The US presidential election process is deeply flawed. It is based more on cults of personality than substantial policies. It is infected by financing from whomever has the deepest pockets. It is about sound bites and publicity rather than policy. Presidential debates exemplify these flaws in the best of times. In the days of Biden versus Trump, the idea of a debate is consumed by them. Will Biden prove himself too old and senile for the job? Will Trump demonstrate his mental unfitness? Who will sling the best insults and jibes? Who will have the wittiest rejoinder, the most withering putdown? 

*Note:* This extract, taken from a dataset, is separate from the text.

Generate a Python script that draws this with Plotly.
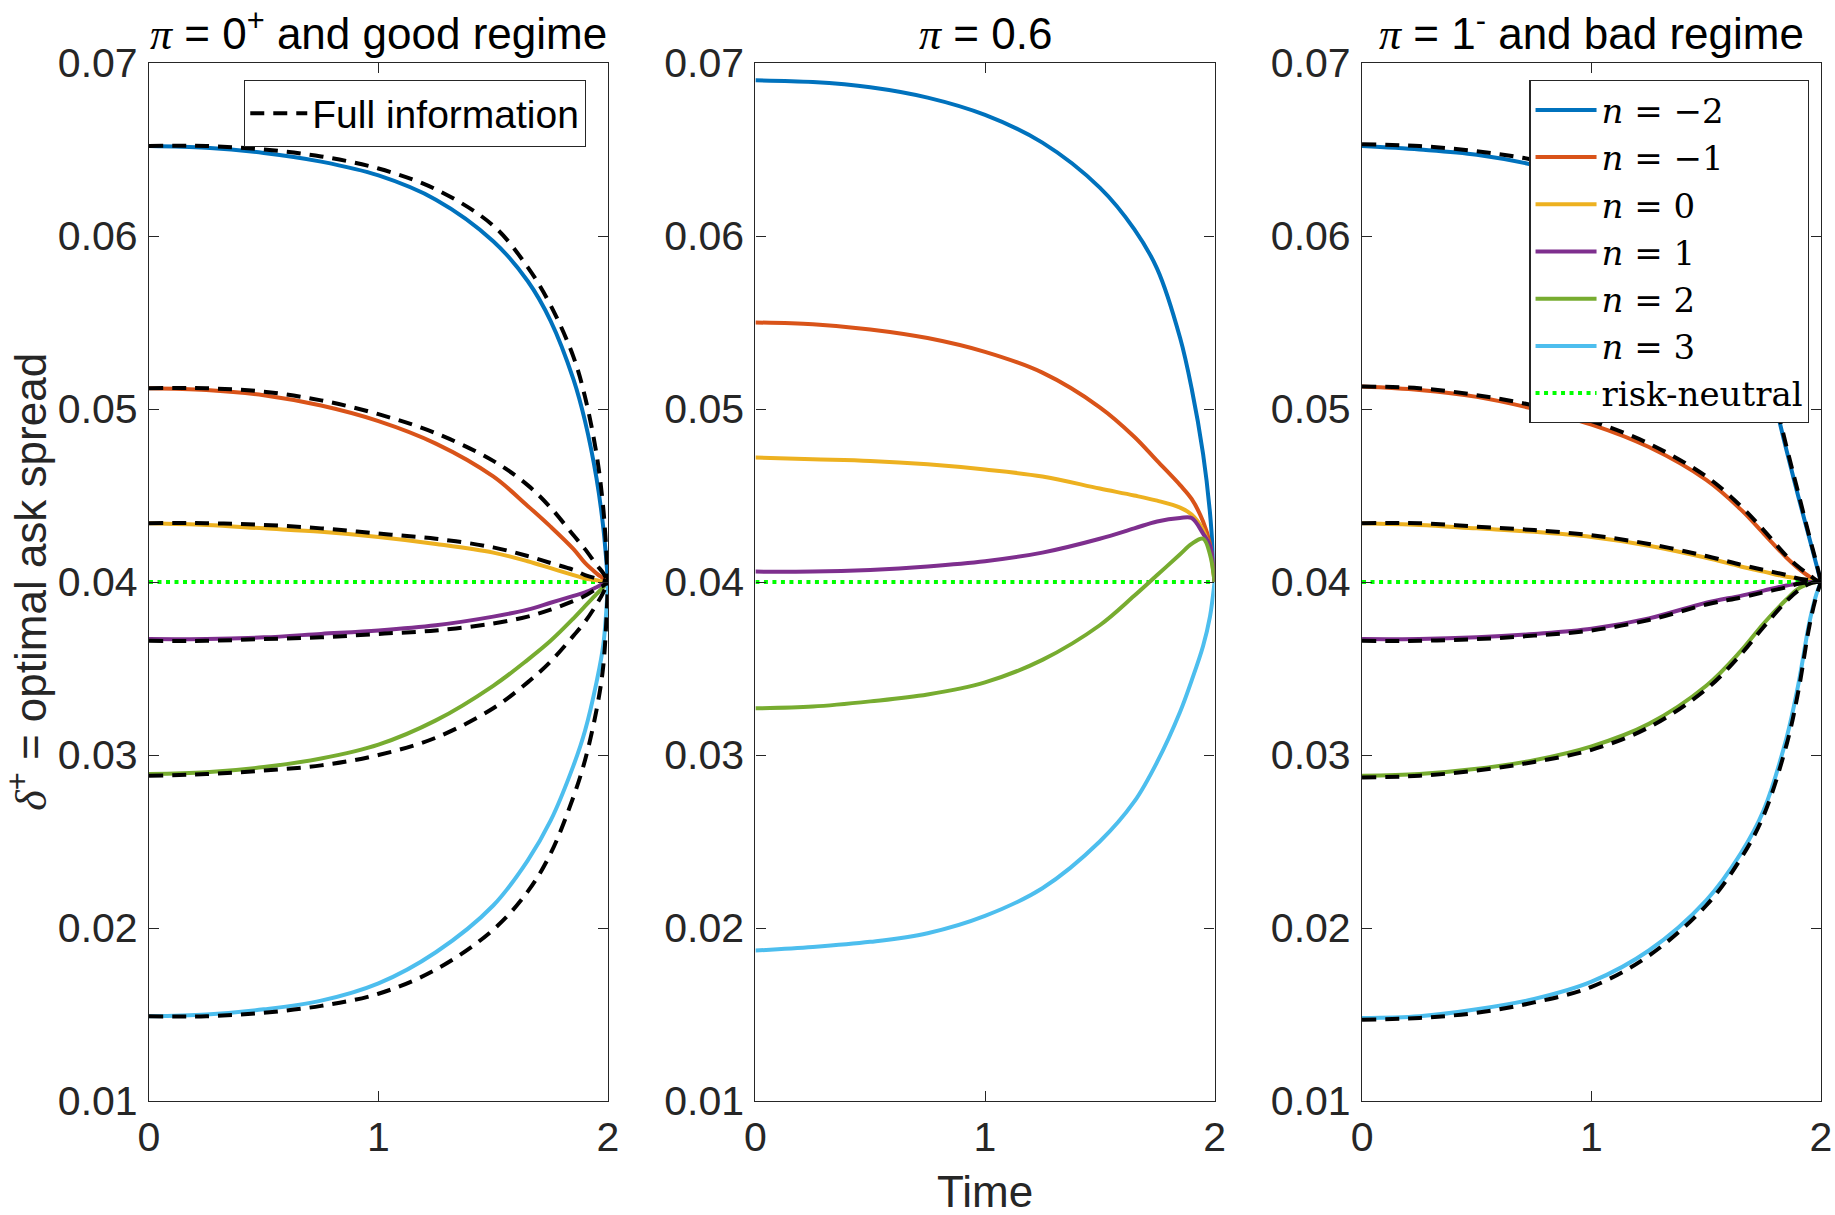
import plotly.graph_objects as go

# ---------------- data ----------------
t = [0.0, 0.25, 0.5, 0.75, 1.0, 1.25, 1.5, 1.65, 1.75, 1.85, 1.9, 1.95, 1.98, 2.0]

# pi = 0+ (good regime), solid
good_m2 = [.0652, .0651, .0648, .0643, .0635, .0621, .0597, .0574, .0551, .0517, .0493, .0460, .0431, .0400]
good_m1 = [.0512, .0511, .0508, .0502, .0493, .0480, .0461, .0444, .0432, .0419, .0411, .0405, .0402, .0400]
good_0 = [.0434, .0433, .0431, .0429, .0426, .0422, .0417, .0412, .0408, .0404, .0402, .0401, .0400, .0400]
good_1 = [.0367, .0367, .0368, .0370, .0372, .0375, .0380, .0384, .0388, .0392, .0394, .0397, .0399, .0400]
good_2 = [.0289, .0290, .0293, .0298, .0306, .0320, .0340, .0355, .0366, .0379, .0386, .0393, .0397, .0400]
good_3 = [.0149, .0150, .0153, .0158, .0168, .0186, .0213, .0239, .0262, .0294, .0314, .0342, .0364, .0400]
# pi = 0+ full information, dashed
good_full_m2 = [.0652, .0652, .0650, .0646, .0639, .0627, .0606, .0582, .0560, .0530, .0507, .0474, .0442, .0400]
good_full_m1 = [.0512, .0512, .0510, .0505, .0497, .0486, .0470, .0456, .0443, .0427, .0419, .0410, .0405, .0400]
good_full_0 = [.0434, .0434, .0433, .0431, .0428, .0425, .0420, .0415, .0411, .0407, .0404, .0402, .0401, .0400]
good_full_1 = [.0366, .0366, .0367, .0368, .0370, .0372, .0376, .0380, .0384, .0389, .0392, .0396, .0398, .0400]
good_full_2 = [.0288, .0289, .0291, .0294, .0300, .0310, .0327, .0342, .0354, .0369, .0377, .0387, .0394, .0400]
good_full_3 = [.0149, .0149, .0151, .0155, .0162, .0176, .0199, .0221, .0243, .0276, .0297, .0326, .0352, .0400]

# pi = 0.6, solid
mid_m2 = [.0690, .0689, .0686, .0680, .0670, .0654, .0628, .0604, .0581, .0541, .0512, .0474, .0440, .0400]
mid_m1 = [.0550, .0549, .0546, .0541, .0533, .0521, .0501, .0484, .0470, .0456, .0448, .0435, .0422, .0400]
mid_0 = [.0472, .0471, .0470, .0468, .0465, .0461, .0454, .0450, .0447, .0443, .0439, .0430, .0418, .0400]
mid_1 = [.0406, .0406, .0407, .0409, .0412, .0417, .0425, .0431, .0435, .0437, .0437, .0428, .0421, .0400]
mid_2 = [.0327, .0328, .0331, .0335, .0342, .0355, .0375, .0392, .0404, .0416, .0422, .0425, .0416, .0400]
mid_3 = [.0187, .0189, .0192, .0197, .0207, .0223, .0250, .0273, .0296, .0325, .0343, .0363, .0380, .0400]

# pi = 1- (bad regime), solid
bad_m2 = [.0652, .0650, .0647, .0641, .0632, .0618, .0590, .0565, .0528, .0476, .0450, .0425, .0410, .0400]
bad_m1 = [.0513, .0511, .0507, .0500, .0491, .0478, .0459, .0442, .0428, .0414, .0408, .0403, .0401, .0400]
bad_0 = [.0434, .0433, .0431, .0429, .0426, .0421, .0414, .0409, .0406, .0403, .0402, .0401, .0400, .0400]
bad_1 = [.0367, .0367, .0368, .0370, .0373, .0379, .0388, .0392, .0395, .0398, .0399, .0400, .0400, .0400]
bad_2 = [.0288, .0289, .0292, .0297, .0305, .0318, .0340, .0360, .0376, .0390, .0396, .0399, .0400, .0400]
bad_3 = [.0148, .0149, .0153, .0159, .0169, .0187, .0216, .0243, .0268, .0310, .0340, .0377, .0393, .0400]
# pi = 1- full information, dashed
bad_full_m2 = [.0653, .0652, .0649, .0644, .0636, .0622, .0595, .0569, .0531, .0478, .0452, .0426, .0411, .0400]
bad_full_m1 = [.0513, .0512, .0508, .0502, .0493, .0480, .0461, .0444, .0430, .0415, .0409, .0404, .0401, .0400]
bad_full_0 = [.0434, .0434, .0432, .0430, .0427, .0422, .0415, .0410, .0407, .0404, .0402, .0401, .0400, .0400]
bad_full_1 = [.0366, .0366, .0367, .0369, .0372, .0378, .0387, .0391, .0394, .0397, .0399, .0400, .0400, .0400]
bad_full_2 = [.0287, .0288, .0291, .0296, .0303, .0316, .0338, .0358, .0374, .0389, .0395, .0399, .0400, .0400]
bad_full_3 = [.0147, .0148, .0151, .0157, .0166, .0184, .0213, .0240, .0265, .0306, .0336, .0375, .0392, .0400]

risk_neutral_t = [0.0, 2.0]
risk_neutral = [0.04, 0.04]

labels = ["<i>n</i> = \u22122", "<i>n</i> = \u22121", "<i>n</i> = 0",
          "<i>n</i> = 1", "<i>n</i> = 2", "<i>n</i> = 3"]
colors = ["#0072BD", "#D95319", "#EDB120", "#7E2F8E", "#77AC30", "#4DBEEE"]

panel_titles = [
    "<span style='font-family:Liberation Serif'><i>\u03c0</i></span> = 0<sup>+</sup> and good regime",
    "<span style='font-family:Liberation Serif'><i>\u03c0</i></span> = 0.6",
    "<span style='font-family:Liberation Serif'><i>\u03c0</i></span> = 1<sup>-</sup> and bad regime",
]
x_ticks = [0, 1, 2]
y_ticks = [0.01, 0.02, 0.03, 0.04, 0.05, 0.06, 0.07]

good_solid = [good_m2, good_m1, good_0, good_1, good_2, good_3]
good_full = [good_full_m2, good_full_m1, good_full_0, good_full_1, good_full_2, good_full_3]
mid_solid = [mid_m2, mid_m1, mid_0, mid_1, mid_2, mid_3]
bad_solid = [bad_m2, bad_m1, bad_0, bad_1, bad_2, bad_3]
bad_full = [bad_full_m2, bad_full_m1, bad_full_0, bad_full_1, bad_full_2, bad_full_3]

# ---------------- figure ----------------
W, H = 1835, 1215
fig = go.Figure()
LW = 4
DASH = "14px,9px"
SMOOTH = 1.0
axes_names = [("x", "y"), ("x2", "y2"), ("x3", "y3")]

def add_solid(series_list, xa, ya, legend_on):
    for i, ys in enumerate(series_list):
        fig.add_trace(go.Scatter(
            x=t, y=ys, xaxis=xa, yaxis=ya, mode="lines",
            line=dict(color=colors[i], width=LW, shape="spline", smoothing=SMOOTH),
            name=labels[i], showlegend=legend_on, legend="legend2",
            hoverinfo="skip"))

def add_rn(xa, ya, legend_on):
    fig.add_trace(go.Scatter(
        x=risk_neutral_t, y=risk_neutral, xaxis=xa, yaxis=ya, mode="lines",
        line=dict(color="#00FF00", width=LW, dash="4px,4.5px"),
        name="risk-neutral", showlegend=legend_on, legend="legend2",
        hoverinfo="skip"))

def add_dashed(series_list, xa, ya, legend_first):
    for i, ys in enumerate(series_list):
        fig.add_trace(go.Scatter(
            x=t, y=ys, xaxis=xa, yaxis=ya, mode="lines",
            line=dict(color="black", width=LW, dash=DASH, shape="spline", smoothing=SMOOTH),
            name="Full information", showlegend=(legend_first and i == 0),
            legend="legend", hoverinfo="skip"))

# panel 1
add_rn("x", "y", False)
add_solid(good_solid, "x", "y", False)
add_dashed(good_full, "x", "y", True)
# panel 2
add_rn("x2", "y2", False)
add_solid(mid_solid, "x2", "y2", False)
# panel 3 (legend entries)
add_solid(bad_solid, "x3", "y3", True)
add_rn("x3", "y3", True)
add_dashed(bad_full, "x3", "y3", False)

FONT = "Liberation Sans, Arial, Helvetica, sans-serif"
AX = "#262626"
domains = [[0.0, 0.2745], [0.3627, 0.6373], [0.7255, 1.0]]

layout = dict(
    width=W, height=H,
    margin=dict(l=149, r=3, t=63, b=114, pad=0),
    paper_bgcolor="white", plot_bgcolor="white",
    font=dict(family=FONT, size=41, color=AX),
    legend=dict(
        x=0.0568, y=0.9836, xanchor="left", yanchor="top",
        bgcolor="white", bordercolor=AX, borderwidth=1.3,
        font=dict(family=FONT, size=39, color="black"),
        itemwidth=57, tracegroupgap=0),
    legend2=dict(
        x=0.8255, y=0.9836, xanchor="left", yanchor="top",
        bgcolor="white", bordercolor=AX, borderwidth=1.3,
        font=dict(family="DejaVu Serif, serif", size=34, color="black"),
        itemwidth=61, tracegroupgap=0),
)

for k, (xa, ya) in enumerate(axes_names):
    xkey = "xaxis" if k == 0 else f"xaxis{k+1}"
    ykey = "yaxis" if k == 0 else f"yaxis{k+1}"
    layout[xkey] = dict(
        domain=domains[k], range=[0, 2], tickvals=x_ticks, ticktext=[str(v) for v in x_ticks],
        showline=True, linecolor=AX, linewidth=1.3, mirror="ticks",
        ticks="inside", ticklen=10, tickwidth=1.3, tickcolor=AX,
        showgrid=False, zeroline=False, anchor=ya,
        tickfont=dict(family=FONT, size=41, color=AX), ticklabelstandoff=0)
    layout[ykey] = dict(
        domain=[0, 1], range=[0.01, 0.07], tickvals=y_ticks,
        ticktext=[f"{v:.2f}" for v in y_ticks],
        showline=True, linecolor=AX, linewidth=1.3, mirror="ticks",
        ticks="inside", ticklen=10, tickwidth=1.3, tickcolor=AX,
        showgrid=False, zeroline=False, anchor=xa,
        tickfont=dict(family=FONT, size=41, color=AX), ticklabelstandoff=2)

annotations = []
for k in range(3):
    cx = (domains[k][0] + domains[k][1]) / 2
    annotations.append(dict(
        text=panel_titles[k], x=cx, y=1.0, xref="paper", yref="paper",
        xanchor="center", yanchor="bottom", yshift=2, showarrow=False,
        font=dict(family=FONT, size=44, color="black")))
annotations.append(dict(
    text="Time", x=(domains[1][0] + domains[1][1]) / 2, y=-0.0876,
    xref="paper", yref="paper", xanchor="center", yanchor="middle",
    showarrow=False, font=dict(family=FONT, size=44, color=AX)))
annotations.append(dict(
    text="<span style='font-family:Liberation Serif'><i>\u03b4</i></span><sup>+</sup> = optimal ask spread",
    x=-0.0725, y=0.5, xref="paper", yref="paper", xanchor="center", yanchor="middle",
    textangle=-90, showarrow=False, font=dict(family=FONT, size=44, color=AX)))
layout["annotations"] = annotations

fig.update_layout(**layout)
fig.write_html("out.html", config={"displayModeBar": False},
               post_script="document.body.style.margin='0';document.body.style.overflow='hidden';")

The presidential debate is the most relevant event to our current culture of distraction and also the least relevant to the serious issues we are actually facing as a nation. It is a play in which both candidates get to act out their animosity and supposed differences. In fact, they are aligned on far too many policies. Both Biden and Trump support Israel’s devastating and ongoing attacks on Gaza. Both Biden and Trump support restricting the rights of asylum-seekers. Both Biden and Trump support the continuation of oil drilling on public lands. 

Biden aligning himself with Trump’s policies, at one level, makes little sense. Not only is Biden adopting the policies of his Republican challenger, he is adopting policies that are unpopular with a majority of the American people. A majority of Americans wants a ceasefire in Gaza. A majority of Americans wants to maintain or increase the number of asylum-seekers we admit, not decrease it. And a majority of Americans wants a decrease in fossil fuel drilling on public lands

But at another level, the agreement of mainstream Democrats and Republicans on these policies makes perfect sense. These are the policies that allow corporate donors to make money, either directly in the case of oil drilling, or by distracting Americans from the real source of our problems – greedy corporate elites – and diverting us to focus on the “hordes of illegals coming to take our jobs” and the “horrid terrorists trying to destroy civilization”. 

These are the policies that the corporate elites want and the ones they will finance. The fact that a majority of Americans disagrees with those policies is irrelevant – unless we take action to press our politicians to act on them. Does that action mean acknowledging that Biden, although problematic, is unquestionably better than Trump, so we pull the lever for him in November and then pressure him to adopt better policies? Does that action mean we refuse to vote for either Biden or Trump and vote for someone more clearly aligned to the policies we want? I can see the argument for either of those courses of action. Either way, I think it is too early to say. 

I am not going to give my support to Biden more than 4 months prior to the election. I don’t need to see him throwing down with Trump on the debate stage tonight. I need to see him making better decisions for the American people between now and November.